In a preferred embodiment, the adhesive layer is arranged above the layer containing the hologram. The adhesive layer is advantageously covered with a protective film, which is not removed until immediately before the insect trap is used, in order to avoid undesired adhesion of the insect trap.
The insect trap may also contain insecticides and other substances and devices known to the person skilled in the art for killing insects.
Besides the hologram, the insect trap may also contain further elements known to the person skilled in the art for attracting insects, for example attractants, feeding stimulants, colored pigments, phosphorescent pigments, light effects, geometrical patterns etc.
In particular embodiments of the insect trap, these substances (insecticides, attractants, feeding stimulants, colored pigments, phosphorescent pigments), if they are contained in the insect trap, are contained in a separate layer and/or in the adhesive layer.

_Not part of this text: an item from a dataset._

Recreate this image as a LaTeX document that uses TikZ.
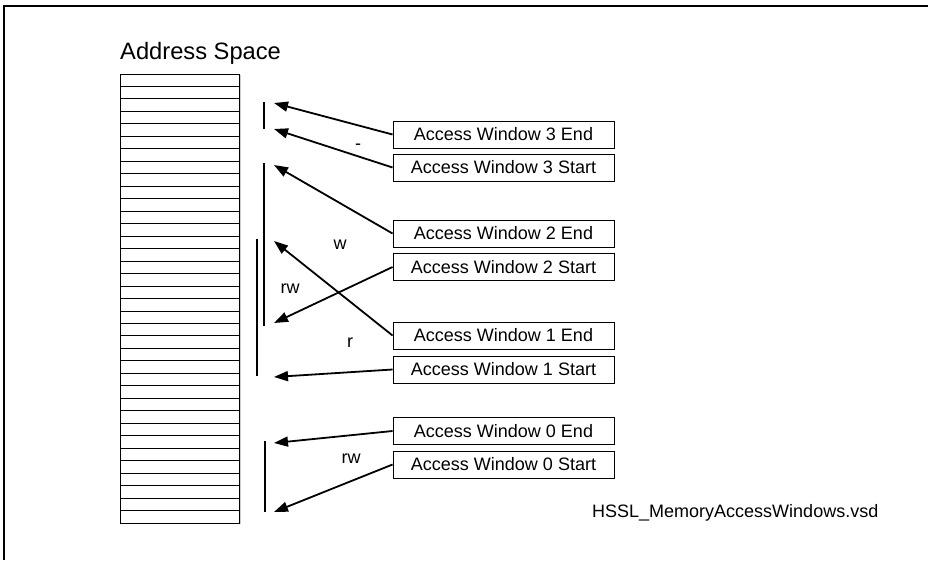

Insects are a class of the phylum Arthropoda (jointed appendages). This phylum differs from all other animals by having a segmented, shell-like external or exoskeleton. Examples include springtails, proturans, diplurans, bristletails, silverfish, mayflies, dragonflies, stoneflies, webspinners, ensiferans, caeliferans, earwigs, notopterans, mantids, cockroaches, stick-insects, termites, zorapterans, booklice, lice, thrips, true bugs, cicadas, sternorrhynchans, megalopterans, camelneck flies, lacewings, scorpion flies, caddis flies, lepidopterans, true flies, fleas, hymenopterans, beetles and stylopids. Especially relevant are the flying insect species found indoors, for example Musca domestica (housefly), Plodia interpunctella (Indian meal moth), Tineola bisselliella (clothes moth), Anopheles, Aedes or Culex species (mosquitoes) or Vespula vulgaris (common wasp).
The insect trap can be produced by straightforward methods, for example by adhesively bonding a commercially available hologram onto one side in the interior of the relevant cavity. When an adhesive is being used as the insect-holding element, it may be applied (preferably directly) to the hologram, for example by known methods such as extrusion, lamination, coating etc.